At a value of $3.7 trillion, or 25% world merchandise trade, natural resources is accounting for a greater percentage of world trade and, as a result, politicians have elevated its position on trade policy agendas. Given the economic, political and environmental implications of natural resources, this article addresses the issue of maximising mutual gains from resources trade from a WTO perspective.
The WTO defines natural resources as "stocks of materials that exist in the natural environment that are both scarce and economically useful in production or consumption, either in their raw state or after a minimal amount of processing". The extraction and use of natural resources should balance the competing needs of current and future generations. The manner in which they are managed has important environmental and sustainability implications.
Economists have viewed natural resources as a blessing for economic development. On the other hand, sceptics have coined the term "the natural resources curse", arguing that dependency on natural resource exports can trap countries, especially those with corrupt institutions, in a state of perpetual under-development.
There is growing tension between rising demand for natural resources, e.g. forestry, fuels, fish, mining products, and their increasing scarcity. In a troubled economic backdrop that is still much affected by the recent global recession, fears of inadequate supplies in resource-scarce countries and consequent exploitation of resource-rich countries are likely to lead to growing trade conflict. Market forces are a key contributing factor to price volatility in natural resources, particularly when influenced by speculative activities.
The WTO encourages governments to implement resource conserving policies that reduce the negative environmental externalities linked to the consumption of resources, stimulate diversity in exports trade, and stabilise prices in response to demand or supply shocks. In reality however, there are copious problems associated with trade policy measures that face distortion at its source. This includes the emergence of beggar-thy neighbour effects from trade restrictions and poor domestic regulation of a multi-lateral trading system.
WIDS speaker Dr. Hancock elucidates on WTO recommendations for export policy, conservation policy, and domestic policy:
1) Export policy - Commitments on export taxes could be exchanged either among exporters or for concessions on import tariffs in downstream sectors to reduce tariff escalation.

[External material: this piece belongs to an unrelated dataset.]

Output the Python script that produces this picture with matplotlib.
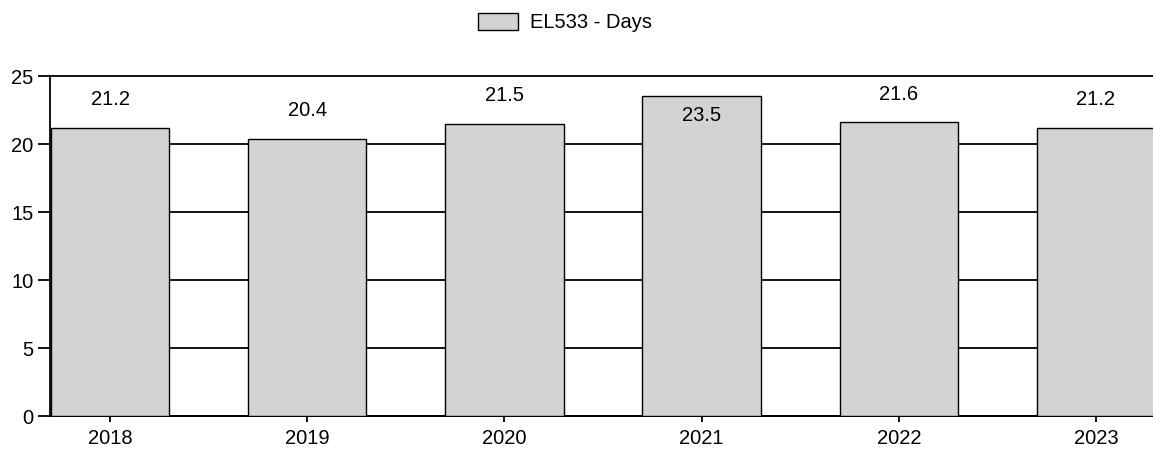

2) Conservation policy - Rules on subsidies that encourage exploitation of a resource must be reinforced. Subsidies that encourage the conservation of resources should encompass greater flexibility.
3) Domestic policy - A production quota is equivalent to an export quota when the resource-rich country has little domestic consumption. Similarly, a consumption tax imposed by an importer with no domestic production of the resource is not different from a tariff. In these cases, regulating only one of the equivalent measures may be insufficient to achieve undistorted trade.
In terms of policy objectives, governments apply export restrictions including fiscal revenue, development and social policies. Specifically, several governments have applied export restrictions on metals and minerals for objectives such as environmental protection and the conservation of natural resources. Governments justify their interventions on the basis that they must guarantee resources for future generations.
Not all countries, however, rely on such measures to achieve these objectives and there are alternative policy options with different trade impacts. This leads to two questions: how do the effectiveness and the cost of export restrictions compare to the alternatives? How can coordinated responses that minimize economic distortions be encouraged?
Where the consumption or extraction of a natural resource adversely affects the environment, the WTO advises governments to make producers and consumers take account of the social costs of their activities. A stumbling block revealed by studies regarding the political economy of trade policy concludes that the socially optimal rate of resource extraction can often be excessive due to the influence of interest groups, or other forms of lobbying activities, that face strong incentives to exploit large natural resources rent.
Provisions of multilateral WTO agreements to improve the natural resources trade system have succeeded in recent decades, but the extent of their success is largely dependent on the commitment to, implementation of, and challenges to these trade policy treaties. Regional trade cooperation can assist in mitigating or resolving potential frictions but at an international level, WTO rules are often met with a significant level of resistance.